● **Short task**
Output all the data exactly. Pictures do not belong in the copy.
---+---
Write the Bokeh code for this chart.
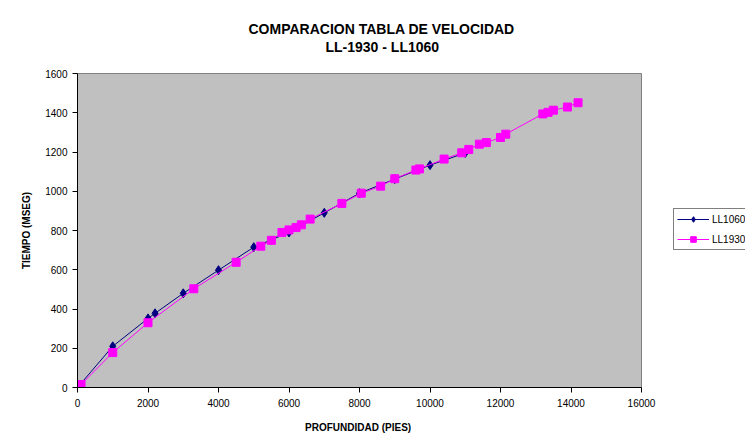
from bokeh.plotting import figure
from bokeh.models import Range1d, FixedTicker, Legend, LegendItem, Title
from bokeh.embed import file_html
from bokeh.resources import INLINE

# ---- data ----
ll1060_x = [0, 1000, 2000, 2200, 3000, 4000, 5000, 6000, 7000, 8000, 9000, 10000, 11000]
ll1060_y = [0, 210, 352, 378, 480, 598, 715, 790, 890, 990, 1062, 1133, 1195]

ll1930_x = [0, 100, 1000, 2000, 3300, 4500, 5200, 5500, 5800, 6000, 6200, 6350, 6600,
            7500, 8050, 8600, 9000, 9600, 9700, 10400, 10900, 11100, 11400, 11600,
            12000, 12150, 13200, 13350, 13500, 13900, 14200]
ll1930_y = [0, 15, 178, 330, 503, 638, 720, 750, 790, 803, 815, 829, 858,
            938, 990, 1026, 1064, 1108, 1114, 1164, 1196, 1213, 1240, 1248,
            1274, 1291, 1394, 1402, 1413, 1429, 1451]

x_ticks = [0, 2000, 4000, 6000, 8000, 10000, 12000, 14000, 16000]
y_ticks = [0, 200, 400, 600, 800, 1000, 1200, 1400, 1600]

title_lines = ["COMPARACION TABLA DE VELOCIDAD", "LL-1930 - LL1060"]
x_label = "PROFUNDIDAD  (PIES)"
y_label = "TIEMPO (MSEG)"
series_names = ["LL1060", "LL1930"]

FONT = "Liberation Sans"

# frame geometry in px
W, H = 745, 445
FL, FR, FT, FB = 77, 641, 73, 387

p = figure(frame_width=FR - FL, frame_height=FB - FT,
           output_backend="svg", toolbar_location=None,
           x_range=Range1d(0, 16000), y_range=Range1d(0, 1600),
           min_border_left=FL, min_border_right=W - FR,
           min_border_top=FT, min_border_bottom=H - FB,
           background_fill_color="#C0C0C0", border_fill_color="white")
p.title = None

p.outline_line_color = "#808080"
p.outline_line_width = 1
p.xgrid.visible = False
p.ygrid.visible = False

for ax in (p.xaxis[0], p.yaxis[0]):
    ax.axis_line_color = "black"
    ax.major_tick_line_color = "black"
    ax.minor_tick_line_color = None
    ax.major_tick_in = 0
    ax.major_tick_out = 5
    ax.major_label_text_font = FONT
    ax.major_label_text_font_size = "10px"
    ax.major_label_text_color = "black"
    ax.axis_label_text_font = FONT
    ax.axis_label_text_font_size = "10px"
    ax.axis_label_text_font_style = "bold"
    ax.axis_label_text_color = "black"

p.xaxis.ticker = FixedTicker(ticks=x_ticks)
p.yaxis.ticker = FixedTicker(ticks=y_ticks)
p.xaxis.axis_label = x_label
p.yaxis.axis_label = y_label
p.xaxis.major_label_standoff = 6
p.yaxis.major_label_standoff = 5
p.xaxis.axis_label_standoff = 12
p.yaxis.axis_label_standoff = 10

l1 = p.line(ll1060_x, ll1060_y, line_color="#000080", line_width=1)
s1 = p.scatter(ll1060_x, ll1060_y, marker="diamond", size=9,
               fill_color="#000080", line_color="#000080")
l2 = p.line(ll1930_x, ll1930_y, line_color="#FF00FF", line_width=1)
s2 = p.scatter(ll1930_x, ll1930_y, marker="square", size=8,
               fill_color="#FF00FF", line_color="#FF00FF")

# legend just right of the frame (box left edge at x=673, bottom at y=250)
legend = Legend(items=[LegendItem(label=series_names[0], renderers=[l1, s1]),
                       LegendItem(label=series_names[1], renderers=[l2, s2])],
                location=(673 - FR, FB - 250))
legend.label_text_font = FONT
legend.label_text_font_size = "10px"
legend.label_text_color = "black"
legend.border_line_color = "black"
legend.border_line_width = 1
legend.background_fill_color = "white"
legend.background_fill_alpha = 1
legend.glyph_width = 32
legend.glyph_height = 14
legend.label_height = 14
legend.label_standoff = 3
legend.spacing = 6
legend.padding = 3
legend.margin = 0
p.add_layout(legend, "right")

# titles (spacer nearest the frame, then line 2, then line 1), centred at x=382
p.add_layout(Title(text=" ", text_font_size="15px", standoff=0), "above")
p.add_layout(Title(text=title_lines[1], align="left", offset=382 - FL - 57,
                   text_font=FONT, text_font_size="14px", text_font_style="bold",
                   text_color="black", standoff=0), "above")
p.add_layout(Title(text=title_lines[0], align="left", offset=382 - FL - 134,
                   text_font=FONT, text_font_size="14px", text_font_style="bold",
                   text_color="black", standoff=0), "above")

open("out.html", "w").write(file_html(p, INLINE))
---+---
● **Result for this task**
Write the Bokeh code for this chart.
from bokeh.plotting import figure
from bokeh.models import Range1d, FixedTicker, Legend, LegendItem, Title
from bokeh.embed import file_html
from bokeh.resources import INLINE

# ---- data ----
ll1060_x = [0, 1000, 2000, 2200, 3000, 4000, 5000, 6000, 7000, 8000, 9000, 10000, 11000]
ll1060_y = [0, 210, 352, 378, 480, 598, 715, 790, 890, 990, 1062, 1133, 1195]

ll1930_x = [0, 100, 1000, 2000, 3300, 4500, 5200, 5500, 5800, 6000, 6200, 6350, 6600,
            7500, 8050, 8600, 9000, 9600, 9700, 10400, 10900, 11100, 11400, 11600,
            12000, 12150, 13200, 13350, 13500, 13900, 14200]
ll1930_y = [0, 15, 178, 330, 503, 638, 720, 750, 790, 803, 815, 829, 858,
            938, 990, 1026, 1064, 1108, 1114, 1164, 1196, 1213, 1240, 1248,
            1274, 1291, 1394, 1402, 1413, 1429, 1451]

x_ticks = [0, 2000, 4000, 6000, 8000, 10000, 12000, 14000, 16000]
y_ticks = [0, 200, 400, 600, 800, 1000, 1200, 1400, 1600]

title_lines = ["COMPARACION TABLA DE VELOCIDAD", "LL-1930 - LL1060"]
x_label = "PROFUNDIDAD  (PIES)"
y_label = "TIEMPO (MSEG)"
series_names = ["LL1060", "LL1930"]

FONT = "Liberation Sans"

# frame geometry in px
W, H = 745, 445
FL, FR, FT, FB = 77, 641, 73, 387

p = figure(frame_width=FR - FL, frame_height=FB - FT,
           output_backend="svg", toolbar_location=None,
           x_range=Range1d(0, 16000), y_range=Range1d(0, 1600),
           min_border_left=FL, min_border_right=W - FR,
           min_border_top=FT, min_border_bottom=H - FB,
           background_fill_color="#C0C0C0", border_fill_color="white")
p.title = None

p.outline_line_color = "#808080"
p.outline_line_width = 1
p.xgrid.visible = False
p.ygrid.visible = False

for ax in (p.xaxis[0], p.yaxis[0]):
    ax.axis_line_color = "black"
    ax.major_tick_line_color = "black"
    ax.minor_tick_line_color = None
    ax.major_tick_in = 0
    ax.major_tick_out = 5
    ax.major_label_text_font = FONT
    ax.major_label_text_font_size = "10px"
    ax.major_label_text_color = "black"
    ax.axis_label_text_font = FONT
    ax.axis_label_text_font_size = "10px"
    ax.axis_label_text_font_style = "bold"
    ax.axis_label_text_color = "black"

p.xaxis.ticker = FixedTicker(ticks=x_ticks)
p.yaxis.ticker = FixedTicker(ticks=y_ticks)
p.xaxis.axis_label = x_label
p.yaxis.axis_label = y_label
p.xaxis.major_label_standoff = 6
p.yaxis.major_label_standoff = 5
p.xaxis.axis_label_standoff = 12
p.yaxis.axis_label_standoff = 10

l1 = p.line(ll1060_x, ll1060_y, line_color="#000080", line_width=1)
s1 = p.scatter(ll1060_x, ll1060_y, marker="diamond", size=9,
               fill_color="#000080", line_color="#000080")
l2 = p.line(ll1930_x, ll1930_y, line_color="#FF00FF", line_width=1)
s2 = p.scatter(ll1930_x, ll1930_y, marker="square", size=8,
               fill_color="#FF00FF", line_color="#FF00FF")

# legend just right of the frame (box left edge at x=673, bottom at y=250)
legend = Legend(items=[LegendItem(label=series_names[0], renderers=[l1, s1]),
                       LegendItem(label=series_names[1], renderers=[l2, s2])],
                location=(673 - FR, FB - 250))
legend.label_text_font = FONT
legend.label_text_font_size = "10px"
legend.label_text_color = "black"
legend.border_line_color = "black"
legend.border_line_width = 1
legend.background_fill_color = "white"
legend.background_fill_alpha = 1
legend.glyph_width = 32
legend.glyph_height = 14
legend.label_height = 14
legend.label_standoff = 3
legend.spacing = 6
legend.padding = 3
legend.margin = 0
p.add_layout(legend, "right")

# titles (spacer nearest the frame, then line 2, then line 1), centred at x=382
p.add_layout(Title(text=" ", text_font_size="15px", standoff=0), "above")
p.add_layout(Title(text=title_lines[1], align="left", offset=382 - FL - 57,
                   text_font=FONT, text_font_size="14px", text_font_style="bold",
                   text_color="black", standoff=0), "above")
p.add_layout(Title(text=title_lines[0], align="left", offset=382 - FL - 134,
                   text_font=FONT, text_font_size="14px", text_font_style="bold",
                   text_color="black", standoff=0), "above")

open("out.html", "w").write(file_html(p, INLINE))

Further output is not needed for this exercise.